Miss Richmond was a popular figure in the local community, and her fine contralto voice and mastery of the harp made her a welcome part of any social occasion. She was instrumental in founding the Magherafelt Orchestral Society and was an accomplished horsewoman. Ina was particularly proud of her garden at the gas manager’s house, in which she kept bees and bred Dalmatian dogs.
In August 1914, six and a half years after her arrival, the local newspaper made a surprise announcement; ”It is with mixed feelings that we announce the early departure from our midst of Mrs. M’Grath, formerly Miss Richmond”…the article going on to describe her achievements and concluding “we wish her every happiness in her new sphere”. Ina Richmond then disappears mysteriously from the historical record. The activities of “Miss Richmond” had regularly been reported in local papers that year, but no reference was ever made of a marriage. All research into the further exploits of Ina Richmond or Ina M’Grath has drawn a blank.

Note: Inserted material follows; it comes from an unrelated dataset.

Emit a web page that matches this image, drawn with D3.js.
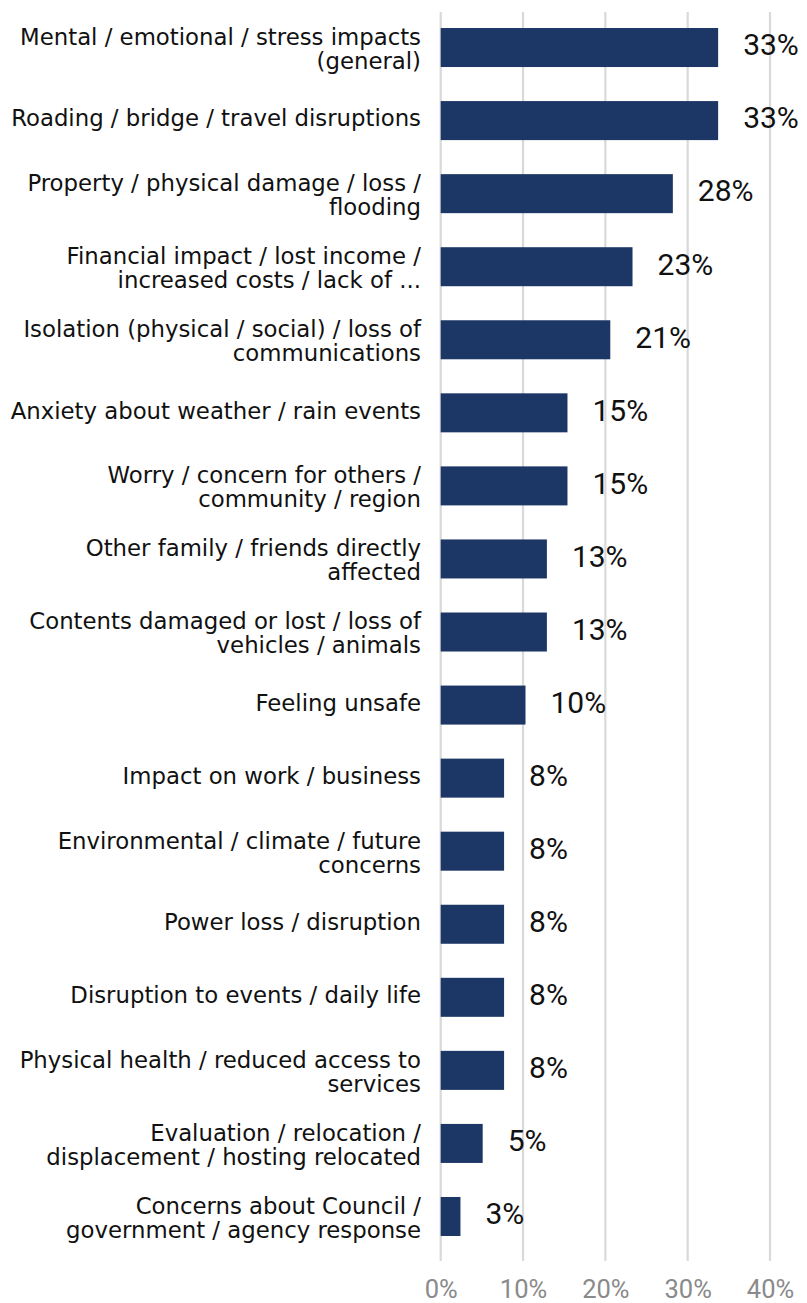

John Richmond had returned from Brazil in about 1913 and was appointed manager of Penicuik gas works. He was a prominent figure in the gas industry until his retiral in 1938 and died at his home in Penicuik in 1947. There are references to a John Richmond being the owner of Magherafelt gas works and occupier of the manager’s house during the second world war, but nothing more is known.
It seems strange that a woman with the talents and presence of Ina Richmond would simply disappear into domestic obscurity leaving no further imprint on the world. Might it be that she followed in her brother’s footsteps and obtained a position is Brazil or equally exotic location? There must be a story still to be told.
Good things are happening in Whitburn at present, with shops of the Main Streets being spruced-up, monuments erected to mining heritage, and plans for the re-development of the Cross area, including the former gas works site. It would be wonderful if these fine plans were to include some memorial to the remarkable Richmond family – perhaps on the walls of Gas Works Lane?